Most of the fight between Ian Mc Diarmid and Samuel L. Jackson takes place near windows, with visible traffic moving along without a care in the world. Especially after the window is broken you've got the purple lightsaber and the lightning which must surely be visible to passersby, yet they just keep on moving: No one stops to rubberneck. Then we see the Jedi Master get electrocuted and defenestrated with a good bit of horizontal movement toward the traffic lanes, yet traffic just keeps moving along, nothing to see here. Nobody seems to do anything about the witnesses, not even Sidious himself.
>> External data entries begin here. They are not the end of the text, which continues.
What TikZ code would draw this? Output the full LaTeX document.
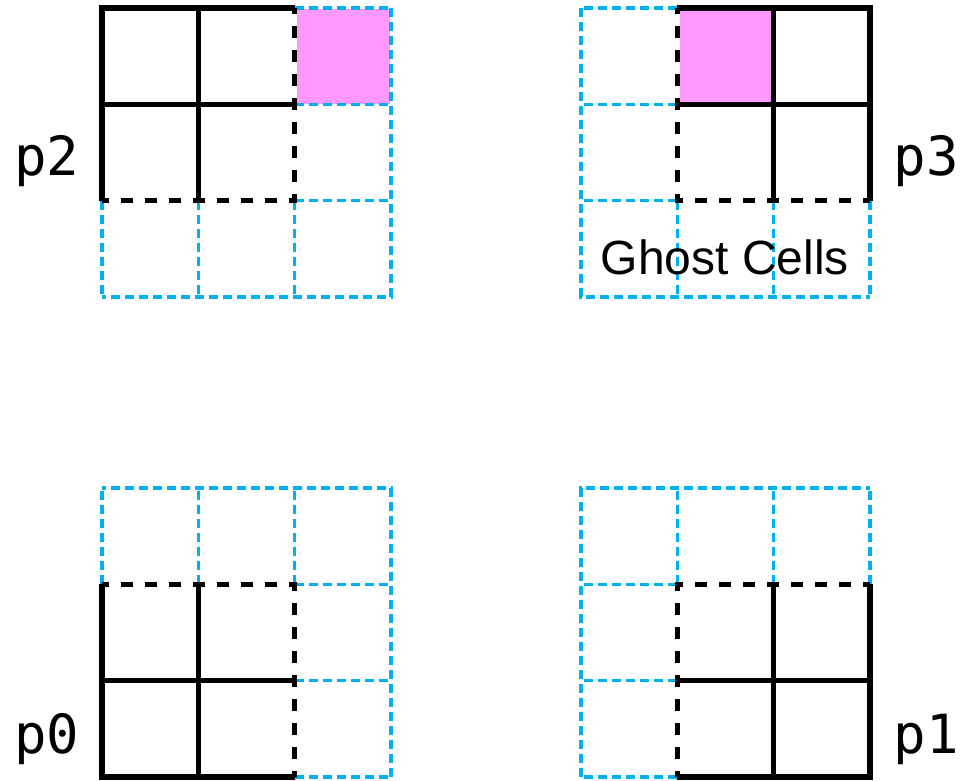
\documentclass[tikz,border=0pt]{standalone}
\usepackage{fontspec}
\usepackage{xcolor}
\usepackage{tikz}
\newfontfamily\procfont{DejaVu Sans Mono}
\newfontfamily\ghostfont{Liberation Sans}
\definecolor{ghostblue}{HTML}{00B0F0}
\definecolor{sentpink}{HTML}{FF99FF}

% one process block: owned 2x2 corner at local (0,0), ghost ring out to 3
\newcommand{\procgrid}[1]{%
  \begin{scope}[#1]
    \draw[ghostline] (3,0) -- (3,3) -- (0,3);
    \draw[ghostline] (2,0) -- (3,0) (2,1) -- (3,1) (2,2) -- (3,2);
    \draw[ghostline] (0,2) -- (0,3) (1,2) -- (1,3) (2,2) -- (2,3);
    \draw[ownline] (2,0) -- (0,0) -- (0,2) (1,0) -- (1,2) (0,1) -- (2,1);
    \draw[haloline] (2,0) -- (2,2) -- (0,2);
  \end{scope}}

\begin{document}
\begin{tikzpicture}[
      x=1pt, y=-1pt,
      ownline/.style={line width=5.5pt, draw=black},
      haloline/.style={line width=5.5pt, draw=black, dash pattern=on 12pt off 12pt, dash phase=6pt},
      ghostline/.style={line width=3.5pt, draw=ghostblue, dash pattern=on 9pt off 5pt},
      proclabel/.style={font=\procfont\fontsize{54}{54}\selectfont, anchor=base, inner sep=0pt},
      ghostlabel/.style={font=\ghostfont\fontsize{48}{48}\selectfont, anchor=base, inner sep=0pt}
    ]
    \useasboundingbox (0,0) rectangle (963,780);

    % exchanged cell
    \fill[sentpink] (297,9) rectangle (390,104);
    \fill[sentpink] (680,9) rectangle (773,104);

    \procgrid{shift={(102,8)}, x=96.3pt, y=-96.3pt}
    \procgrid{shift={(870,8)}, x=-96.3pt, y=-96.3pt}
    \procgrid{shift={(102,777)}, x=96.3pt, y=96.3pt}
    \procgrid{shift={(870,777)}, x=-96.3pt, y=96.3pt}

    \node[proclabel] (ptwo) at (47,175) {p2};
    \node[proclabel] (pthree) at (926,175) {p3};
    \node[proclabel] (pzero) at (47,753) {p0};
    \node[proclabel] (pone) at (926,753) {p1};
    \node[ghostlabel] (ghost) at (725,274) {Ghost Cells};
  \end{tikzpicture}
\end{document}
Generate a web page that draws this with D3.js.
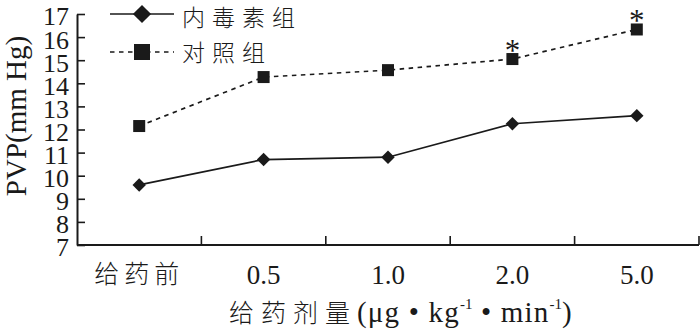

Why didn't anybody rubberneck and even though I'm sure the location of the Chancellor's suite in the building is top secret (though people knew what building he was in) why didn't any of those passersby put two and two together with what they witnessed and Palpatine's Declaration of a New Order?
...You do realize that the traffic was moving about 20 times faster than it would be on earth, not to mention they weren't that close to window (they were probably a mile away), so really, any drivers would be moving too fast to notice anything going on in the Chancellor's office other than (possibly) a couple of really bright lights.
Why didn't Palpatine use the force to fly back up when Darth Vader threw him over the ledge
When has anybody in the movies or the 3D cartoon series demonstrated the ability to fly?
As the Trade Federation blockade of Naboo was located primarily around the equator, why didn't the Queen and her entourage try launching up from, say, the north pole?
Because where she was was not at any of the poles, and thus they would have to get to the poles, which would be difficult to do undetected when their enemies have orbital superiority and thus could potentially track them and send waves of fighters to intercept?